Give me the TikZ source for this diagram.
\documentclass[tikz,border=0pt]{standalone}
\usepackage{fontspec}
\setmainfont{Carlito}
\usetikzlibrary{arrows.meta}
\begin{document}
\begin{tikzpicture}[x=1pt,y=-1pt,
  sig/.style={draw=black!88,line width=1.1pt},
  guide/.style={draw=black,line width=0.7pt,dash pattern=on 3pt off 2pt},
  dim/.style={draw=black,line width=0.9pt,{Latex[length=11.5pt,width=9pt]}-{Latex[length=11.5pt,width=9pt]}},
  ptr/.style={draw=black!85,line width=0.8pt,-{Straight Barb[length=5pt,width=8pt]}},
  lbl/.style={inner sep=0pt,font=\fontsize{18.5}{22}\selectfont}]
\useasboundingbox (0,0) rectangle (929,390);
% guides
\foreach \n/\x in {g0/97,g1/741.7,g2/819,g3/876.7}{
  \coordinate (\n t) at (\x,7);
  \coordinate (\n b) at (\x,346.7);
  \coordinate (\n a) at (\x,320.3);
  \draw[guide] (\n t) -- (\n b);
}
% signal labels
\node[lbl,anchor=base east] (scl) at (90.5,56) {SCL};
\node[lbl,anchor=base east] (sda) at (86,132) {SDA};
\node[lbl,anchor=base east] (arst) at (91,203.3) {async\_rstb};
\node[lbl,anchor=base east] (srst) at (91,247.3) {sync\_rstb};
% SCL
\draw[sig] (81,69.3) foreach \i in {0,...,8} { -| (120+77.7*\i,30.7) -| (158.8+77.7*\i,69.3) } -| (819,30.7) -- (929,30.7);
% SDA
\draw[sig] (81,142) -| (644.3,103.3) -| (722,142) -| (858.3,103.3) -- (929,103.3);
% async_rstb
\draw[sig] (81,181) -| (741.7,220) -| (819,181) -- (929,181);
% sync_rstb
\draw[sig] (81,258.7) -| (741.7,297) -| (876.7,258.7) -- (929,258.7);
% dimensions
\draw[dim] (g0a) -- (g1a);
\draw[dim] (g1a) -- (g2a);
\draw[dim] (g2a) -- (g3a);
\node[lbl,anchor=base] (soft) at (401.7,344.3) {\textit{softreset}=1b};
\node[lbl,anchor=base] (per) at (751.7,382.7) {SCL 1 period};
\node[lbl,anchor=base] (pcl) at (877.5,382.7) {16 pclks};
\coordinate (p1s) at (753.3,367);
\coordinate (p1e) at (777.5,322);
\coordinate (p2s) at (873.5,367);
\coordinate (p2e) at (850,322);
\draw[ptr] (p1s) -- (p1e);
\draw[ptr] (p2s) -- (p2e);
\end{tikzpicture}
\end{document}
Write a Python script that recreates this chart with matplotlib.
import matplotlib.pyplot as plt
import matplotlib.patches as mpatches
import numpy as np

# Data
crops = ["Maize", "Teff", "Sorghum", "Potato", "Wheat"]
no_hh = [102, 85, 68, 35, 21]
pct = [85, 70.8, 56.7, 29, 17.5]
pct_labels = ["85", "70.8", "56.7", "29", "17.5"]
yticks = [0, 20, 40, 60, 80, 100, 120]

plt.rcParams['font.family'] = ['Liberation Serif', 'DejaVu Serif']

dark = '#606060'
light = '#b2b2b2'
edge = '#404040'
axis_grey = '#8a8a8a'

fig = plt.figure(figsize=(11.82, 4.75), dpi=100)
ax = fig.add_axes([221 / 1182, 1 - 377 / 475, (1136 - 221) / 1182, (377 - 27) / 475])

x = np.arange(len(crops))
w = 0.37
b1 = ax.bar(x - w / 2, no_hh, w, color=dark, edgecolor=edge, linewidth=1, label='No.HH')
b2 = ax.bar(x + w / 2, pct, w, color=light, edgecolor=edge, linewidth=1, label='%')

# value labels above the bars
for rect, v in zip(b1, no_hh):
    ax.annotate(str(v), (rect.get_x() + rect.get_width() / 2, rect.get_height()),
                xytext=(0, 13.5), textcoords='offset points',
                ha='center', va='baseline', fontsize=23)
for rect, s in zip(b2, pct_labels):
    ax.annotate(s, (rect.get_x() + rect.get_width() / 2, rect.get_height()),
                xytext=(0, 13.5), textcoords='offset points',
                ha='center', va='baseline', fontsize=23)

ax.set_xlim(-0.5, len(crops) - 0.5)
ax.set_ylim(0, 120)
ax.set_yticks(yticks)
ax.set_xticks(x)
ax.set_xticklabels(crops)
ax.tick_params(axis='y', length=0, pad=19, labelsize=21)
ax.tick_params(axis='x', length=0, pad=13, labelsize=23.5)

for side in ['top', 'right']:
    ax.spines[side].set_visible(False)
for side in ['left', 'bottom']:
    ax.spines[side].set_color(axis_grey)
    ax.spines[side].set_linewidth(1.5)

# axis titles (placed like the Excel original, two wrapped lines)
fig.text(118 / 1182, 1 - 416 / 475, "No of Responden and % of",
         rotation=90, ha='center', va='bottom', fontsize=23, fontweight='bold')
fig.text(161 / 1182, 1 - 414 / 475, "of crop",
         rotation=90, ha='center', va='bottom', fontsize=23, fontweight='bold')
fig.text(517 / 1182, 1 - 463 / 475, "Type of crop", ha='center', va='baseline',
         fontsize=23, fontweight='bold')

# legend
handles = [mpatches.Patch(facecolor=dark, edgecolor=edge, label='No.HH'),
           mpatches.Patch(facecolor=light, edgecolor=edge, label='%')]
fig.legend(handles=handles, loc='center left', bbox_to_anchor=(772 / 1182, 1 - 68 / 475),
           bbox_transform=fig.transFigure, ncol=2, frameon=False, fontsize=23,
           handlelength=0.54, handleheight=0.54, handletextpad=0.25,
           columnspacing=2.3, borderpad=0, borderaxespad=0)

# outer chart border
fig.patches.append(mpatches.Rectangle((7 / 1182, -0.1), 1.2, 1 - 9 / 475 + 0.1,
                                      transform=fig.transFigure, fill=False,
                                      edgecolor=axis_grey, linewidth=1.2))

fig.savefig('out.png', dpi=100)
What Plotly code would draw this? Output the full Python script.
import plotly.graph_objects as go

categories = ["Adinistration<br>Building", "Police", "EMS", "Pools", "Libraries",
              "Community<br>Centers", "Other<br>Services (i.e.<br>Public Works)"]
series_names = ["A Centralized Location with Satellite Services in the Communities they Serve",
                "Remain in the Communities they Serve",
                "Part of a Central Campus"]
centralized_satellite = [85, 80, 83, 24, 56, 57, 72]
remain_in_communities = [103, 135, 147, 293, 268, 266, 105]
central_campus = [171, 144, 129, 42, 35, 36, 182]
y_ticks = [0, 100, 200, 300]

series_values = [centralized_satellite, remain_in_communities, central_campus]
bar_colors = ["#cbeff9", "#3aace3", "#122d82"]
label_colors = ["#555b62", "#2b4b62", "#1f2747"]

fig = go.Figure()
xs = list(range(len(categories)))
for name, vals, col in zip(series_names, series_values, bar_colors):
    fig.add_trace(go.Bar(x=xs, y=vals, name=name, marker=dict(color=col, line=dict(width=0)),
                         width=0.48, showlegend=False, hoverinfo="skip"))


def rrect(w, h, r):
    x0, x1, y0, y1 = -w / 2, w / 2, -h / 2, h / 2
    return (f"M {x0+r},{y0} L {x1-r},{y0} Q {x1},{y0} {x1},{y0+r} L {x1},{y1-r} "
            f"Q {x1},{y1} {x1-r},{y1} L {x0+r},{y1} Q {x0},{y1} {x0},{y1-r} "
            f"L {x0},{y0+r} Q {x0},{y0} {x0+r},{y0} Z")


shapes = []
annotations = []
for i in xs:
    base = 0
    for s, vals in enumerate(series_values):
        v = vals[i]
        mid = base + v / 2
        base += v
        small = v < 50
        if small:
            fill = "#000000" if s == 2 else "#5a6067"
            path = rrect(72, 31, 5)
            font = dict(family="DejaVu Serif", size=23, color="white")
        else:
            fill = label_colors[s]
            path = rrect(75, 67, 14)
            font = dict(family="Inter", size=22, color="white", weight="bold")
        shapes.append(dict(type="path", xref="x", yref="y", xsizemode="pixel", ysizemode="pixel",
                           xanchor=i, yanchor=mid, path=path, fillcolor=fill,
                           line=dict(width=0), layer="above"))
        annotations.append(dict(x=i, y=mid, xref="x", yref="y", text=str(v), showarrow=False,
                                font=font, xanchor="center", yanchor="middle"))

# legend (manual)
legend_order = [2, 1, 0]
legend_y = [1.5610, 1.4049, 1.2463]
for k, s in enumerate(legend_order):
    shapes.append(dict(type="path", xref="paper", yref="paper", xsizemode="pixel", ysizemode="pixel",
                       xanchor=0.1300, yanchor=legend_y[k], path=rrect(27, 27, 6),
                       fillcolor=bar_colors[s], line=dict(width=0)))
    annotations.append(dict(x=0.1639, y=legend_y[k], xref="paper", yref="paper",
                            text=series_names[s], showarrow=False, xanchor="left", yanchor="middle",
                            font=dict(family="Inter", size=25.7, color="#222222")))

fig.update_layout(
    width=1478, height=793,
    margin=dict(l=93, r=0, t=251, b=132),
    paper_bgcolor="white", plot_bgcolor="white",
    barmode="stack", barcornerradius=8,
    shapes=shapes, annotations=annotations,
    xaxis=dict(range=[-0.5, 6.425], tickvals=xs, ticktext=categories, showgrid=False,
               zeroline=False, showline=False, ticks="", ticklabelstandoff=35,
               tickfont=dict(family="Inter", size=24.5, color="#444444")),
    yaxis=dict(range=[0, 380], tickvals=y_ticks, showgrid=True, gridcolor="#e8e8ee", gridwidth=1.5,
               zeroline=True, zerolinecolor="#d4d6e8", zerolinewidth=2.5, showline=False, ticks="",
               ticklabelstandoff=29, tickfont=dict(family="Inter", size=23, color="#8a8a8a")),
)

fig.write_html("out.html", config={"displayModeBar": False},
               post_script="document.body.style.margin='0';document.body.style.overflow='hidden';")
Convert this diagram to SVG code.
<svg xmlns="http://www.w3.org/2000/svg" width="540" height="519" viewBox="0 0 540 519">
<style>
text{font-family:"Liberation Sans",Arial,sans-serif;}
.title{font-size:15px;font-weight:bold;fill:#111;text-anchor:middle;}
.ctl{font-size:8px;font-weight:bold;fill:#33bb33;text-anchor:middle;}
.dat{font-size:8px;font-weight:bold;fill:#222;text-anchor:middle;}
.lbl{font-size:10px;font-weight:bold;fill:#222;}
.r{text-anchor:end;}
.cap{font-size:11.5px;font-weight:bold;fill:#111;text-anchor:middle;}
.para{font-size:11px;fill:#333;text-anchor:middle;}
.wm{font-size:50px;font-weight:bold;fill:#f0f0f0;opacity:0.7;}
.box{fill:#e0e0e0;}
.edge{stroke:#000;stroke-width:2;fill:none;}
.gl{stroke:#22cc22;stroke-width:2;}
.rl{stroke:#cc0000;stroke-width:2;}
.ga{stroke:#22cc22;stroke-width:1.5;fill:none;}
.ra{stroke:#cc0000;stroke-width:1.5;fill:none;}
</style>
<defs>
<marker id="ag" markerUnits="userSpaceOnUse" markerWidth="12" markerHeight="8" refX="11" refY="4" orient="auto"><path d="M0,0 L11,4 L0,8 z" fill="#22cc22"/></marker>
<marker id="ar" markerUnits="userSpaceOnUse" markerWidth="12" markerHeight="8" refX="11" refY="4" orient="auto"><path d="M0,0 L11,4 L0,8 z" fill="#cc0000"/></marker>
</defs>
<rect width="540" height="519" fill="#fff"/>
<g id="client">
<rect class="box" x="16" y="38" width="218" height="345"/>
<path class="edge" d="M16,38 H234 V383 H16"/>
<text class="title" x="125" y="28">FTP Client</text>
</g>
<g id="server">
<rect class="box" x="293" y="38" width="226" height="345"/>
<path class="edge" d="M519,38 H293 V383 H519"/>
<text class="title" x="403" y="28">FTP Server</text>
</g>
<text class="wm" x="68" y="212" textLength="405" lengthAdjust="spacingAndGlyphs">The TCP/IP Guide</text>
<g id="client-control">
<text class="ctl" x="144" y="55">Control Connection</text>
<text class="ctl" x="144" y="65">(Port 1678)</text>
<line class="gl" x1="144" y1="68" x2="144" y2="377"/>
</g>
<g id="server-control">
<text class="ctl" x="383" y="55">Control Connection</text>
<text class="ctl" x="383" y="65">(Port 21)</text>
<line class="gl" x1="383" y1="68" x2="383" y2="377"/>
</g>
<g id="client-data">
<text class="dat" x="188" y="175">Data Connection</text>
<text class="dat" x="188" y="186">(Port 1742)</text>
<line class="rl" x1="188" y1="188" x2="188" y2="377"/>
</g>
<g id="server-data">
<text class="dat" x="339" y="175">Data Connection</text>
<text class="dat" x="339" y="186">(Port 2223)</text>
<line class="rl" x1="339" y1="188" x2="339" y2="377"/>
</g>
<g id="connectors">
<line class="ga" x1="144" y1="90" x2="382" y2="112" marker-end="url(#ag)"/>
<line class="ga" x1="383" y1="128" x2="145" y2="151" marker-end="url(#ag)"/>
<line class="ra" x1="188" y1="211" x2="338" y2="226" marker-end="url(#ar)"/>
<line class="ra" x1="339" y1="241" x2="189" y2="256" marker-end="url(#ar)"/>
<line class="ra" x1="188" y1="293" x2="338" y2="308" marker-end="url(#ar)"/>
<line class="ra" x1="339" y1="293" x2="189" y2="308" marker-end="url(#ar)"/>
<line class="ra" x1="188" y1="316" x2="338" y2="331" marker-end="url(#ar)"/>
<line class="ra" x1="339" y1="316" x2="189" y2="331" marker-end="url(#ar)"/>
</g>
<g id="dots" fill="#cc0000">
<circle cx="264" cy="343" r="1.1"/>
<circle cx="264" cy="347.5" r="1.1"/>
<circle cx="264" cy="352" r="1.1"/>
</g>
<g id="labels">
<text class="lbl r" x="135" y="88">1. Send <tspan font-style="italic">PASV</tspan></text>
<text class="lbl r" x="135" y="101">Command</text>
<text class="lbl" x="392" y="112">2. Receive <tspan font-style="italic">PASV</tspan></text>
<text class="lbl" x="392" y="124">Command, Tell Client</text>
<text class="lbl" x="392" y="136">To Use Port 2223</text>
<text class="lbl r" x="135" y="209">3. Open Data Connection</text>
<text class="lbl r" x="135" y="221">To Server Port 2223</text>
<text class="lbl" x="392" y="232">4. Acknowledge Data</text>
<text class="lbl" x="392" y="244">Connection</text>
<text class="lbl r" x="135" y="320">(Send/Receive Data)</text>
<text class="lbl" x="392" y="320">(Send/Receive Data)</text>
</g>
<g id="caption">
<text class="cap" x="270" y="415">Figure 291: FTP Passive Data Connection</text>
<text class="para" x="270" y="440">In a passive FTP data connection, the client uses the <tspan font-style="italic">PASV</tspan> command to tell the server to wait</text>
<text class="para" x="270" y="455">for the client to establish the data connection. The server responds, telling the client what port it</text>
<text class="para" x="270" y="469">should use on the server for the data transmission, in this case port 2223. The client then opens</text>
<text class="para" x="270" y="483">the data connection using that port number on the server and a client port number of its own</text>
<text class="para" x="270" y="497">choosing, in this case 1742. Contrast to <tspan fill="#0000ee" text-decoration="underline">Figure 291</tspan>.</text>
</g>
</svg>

________________________________________

#### TASK DIRECTIONS:
Give again, word for word, only the lines running from the line with "What Plotly code" through the line with "import plotly.graph_objects as go"; include both of those lines.

#### EXERCISE RESULT:
What Plotly code would draw this? Output the full Python script.
import plotly.graph_objects as go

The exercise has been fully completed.